I ran down the road a few yards and pulled my gun up in desperation and shot again. He went into a grove of trees, and finally showed himself in a clearing. I shot again and missed. We waited to watch all of the other elk come out of the trees. We never saw the bull he must’ve have went the opposite direction. We walked up to the area and found the tiniest speckle of blood on a rock. My dad is an avid lion hunter and his hound dog instinct kicked in. He was looking at every track to find more drops of blood. We walked up and down the hill tracking and searching. He called my uncle and his son to come up and help. Hours later after most people would have given up we were onto the track walking over the top of the hill one last time. We could hear branches breaking and finally saw a big bull running through the bottom of the canyon. Everyone shouted and I got ready to shoot, I was so nervous I jacked a bullet out and jammed the next bullet. We cleared that mess up as the bull slowly started to run up the other hill. I shot, later to find out from the mark on the bull I grazed his belly, shot again hitting his guts, one more time grazing the hair on his neck as he hit the skyline he took one look back and I knew it was my last chance or we would be tracking again. I took a deep breath and squeezed, the bull hit the ground, rolled and stood up enough to slide about 10 feet and died. The range finder said my last shot was almost 600 yards with my lucky .243. I know there was a lot of luck involved in that hit, the bull walked into my bullet; my guess is my Grandpa gave him a little poke to help get him there.

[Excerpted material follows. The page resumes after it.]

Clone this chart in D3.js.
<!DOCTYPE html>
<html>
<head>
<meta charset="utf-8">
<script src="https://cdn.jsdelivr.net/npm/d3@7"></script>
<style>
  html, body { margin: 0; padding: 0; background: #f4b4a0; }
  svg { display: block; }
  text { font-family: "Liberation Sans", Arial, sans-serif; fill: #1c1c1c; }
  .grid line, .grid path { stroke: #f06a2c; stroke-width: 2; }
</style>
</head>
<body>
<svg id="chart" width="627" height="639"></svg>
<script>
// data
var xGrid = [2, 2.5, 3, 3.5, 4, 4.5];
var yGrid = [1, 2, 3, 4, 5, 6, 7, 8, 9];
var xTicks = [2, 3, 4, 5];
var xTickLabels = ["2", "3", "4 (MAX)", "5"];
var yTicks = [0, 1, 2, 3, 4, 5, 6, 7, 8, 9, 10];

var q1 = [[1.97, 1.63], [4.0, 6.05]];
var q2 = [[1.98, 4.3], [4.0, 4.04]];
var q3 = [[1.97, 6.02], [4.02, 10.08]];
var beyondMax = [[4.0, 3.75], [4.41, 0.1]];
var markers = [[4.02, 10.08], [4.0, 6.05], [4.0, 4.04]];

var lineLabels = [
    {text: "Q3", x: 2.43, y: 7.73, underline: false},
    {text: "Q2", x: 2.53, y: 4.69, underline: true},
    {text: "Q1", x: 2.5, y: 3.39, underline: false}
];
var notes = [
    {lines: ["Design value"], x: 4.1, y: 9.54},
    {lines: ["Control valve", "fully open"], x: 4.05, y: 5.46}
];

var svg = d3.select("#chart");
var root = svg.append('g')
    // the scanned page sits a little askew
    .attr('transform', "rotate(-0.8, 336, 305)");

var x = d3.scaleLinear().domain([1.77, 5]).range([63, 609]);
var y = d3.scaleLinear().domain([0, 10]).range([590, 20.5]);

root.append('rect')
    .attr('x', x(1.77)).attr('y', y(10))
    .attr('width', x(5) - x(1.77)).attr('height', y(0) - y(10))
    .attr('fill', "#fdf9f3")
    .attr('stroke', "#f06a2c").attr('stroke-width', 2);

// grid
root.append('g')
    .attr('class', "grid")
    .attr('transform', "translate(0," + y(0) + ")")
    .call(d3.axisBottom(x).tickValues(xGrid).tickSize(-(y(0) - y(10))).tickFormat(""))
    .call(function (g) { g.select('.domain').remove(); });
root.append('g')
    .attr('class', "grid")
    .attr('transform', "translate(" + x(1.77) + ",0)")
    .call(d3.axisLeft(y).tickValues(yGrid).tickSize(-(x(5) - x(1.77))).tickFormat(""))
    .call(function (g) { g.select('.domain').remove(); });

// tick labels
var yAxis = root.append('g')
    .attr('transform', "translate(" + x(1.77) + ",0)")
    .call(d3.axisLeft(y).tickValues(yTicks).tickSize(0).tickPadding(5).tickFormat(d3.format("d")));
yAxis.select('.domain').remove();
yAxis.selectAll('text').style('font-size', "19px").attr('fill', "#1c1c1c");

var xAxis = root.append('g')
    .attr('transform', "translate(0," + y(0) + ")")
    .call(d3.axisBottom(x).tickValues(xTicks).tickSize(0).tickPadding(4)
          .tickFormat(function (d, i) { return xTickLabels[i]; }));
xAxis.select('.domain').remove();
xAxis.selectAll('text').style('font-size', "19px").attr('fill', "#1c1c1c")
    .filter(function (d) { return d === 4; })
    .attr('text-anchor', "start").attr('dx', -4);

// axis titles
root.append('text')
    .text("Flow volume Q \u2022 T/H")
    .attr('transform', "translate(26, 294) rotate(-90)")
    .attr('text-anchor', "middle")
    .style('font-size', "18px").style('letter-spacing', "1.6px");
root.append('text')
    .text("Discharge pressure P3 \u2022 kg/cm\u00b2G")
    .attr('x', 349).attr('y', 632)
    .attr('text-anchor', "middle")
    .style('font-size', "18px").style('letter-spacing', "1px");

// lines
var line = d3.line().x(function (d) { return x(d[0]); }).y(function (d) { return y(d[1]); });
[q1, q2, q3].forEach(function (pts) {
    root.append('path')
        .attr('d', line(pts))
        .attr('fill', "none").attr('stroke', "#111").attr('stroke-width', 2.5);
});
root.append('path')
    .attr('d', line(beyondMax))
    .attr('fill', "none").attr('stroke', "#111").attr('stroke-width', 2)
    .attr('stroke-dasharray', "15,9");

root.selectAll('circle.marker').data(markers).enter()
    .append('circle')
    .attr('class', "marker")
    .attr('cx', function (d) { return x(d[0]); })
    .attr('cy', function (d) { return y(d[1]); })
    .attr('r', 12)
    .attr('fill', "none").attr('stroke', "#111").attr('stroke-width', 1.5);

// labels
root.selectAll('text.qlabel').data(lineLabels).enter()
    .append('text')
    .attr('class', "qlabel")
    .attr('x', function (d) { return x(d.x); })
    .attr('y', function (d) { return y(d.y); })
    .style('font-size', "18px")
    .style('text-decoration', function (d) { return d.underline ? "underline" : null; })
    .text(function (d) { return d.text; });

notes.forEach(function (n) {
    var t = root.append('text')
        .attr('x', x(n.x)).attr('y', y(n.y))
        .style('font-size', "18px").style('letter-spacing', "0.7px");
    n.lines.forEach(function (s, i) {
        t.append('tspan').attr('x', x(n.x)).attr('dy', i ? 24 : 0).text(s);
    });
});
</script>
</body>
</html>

My friends and other cousins all hiked up the hill to help pack out my kill. Before they arrived my dad hiked back to the truck where I shot the first time and grabbed my Grandpa’s coat and brought it back up to me. We took some pictures with his coat. I could tell my Grandpa was just as proud as he was on my antelope hunt, I knew he was smiling at us I saved my brass and took it out and placed it on his grave. It was hard taking the bull to show my Grandma and not having him there to relive the hunt with. We took some more pictures with my bull and Zach’s bull on Grandpa’s front lawn. Two epic hunts, two awesome bulls both dedicated to the same man, a man that taught generation after generation the importance of family and the value of hunting.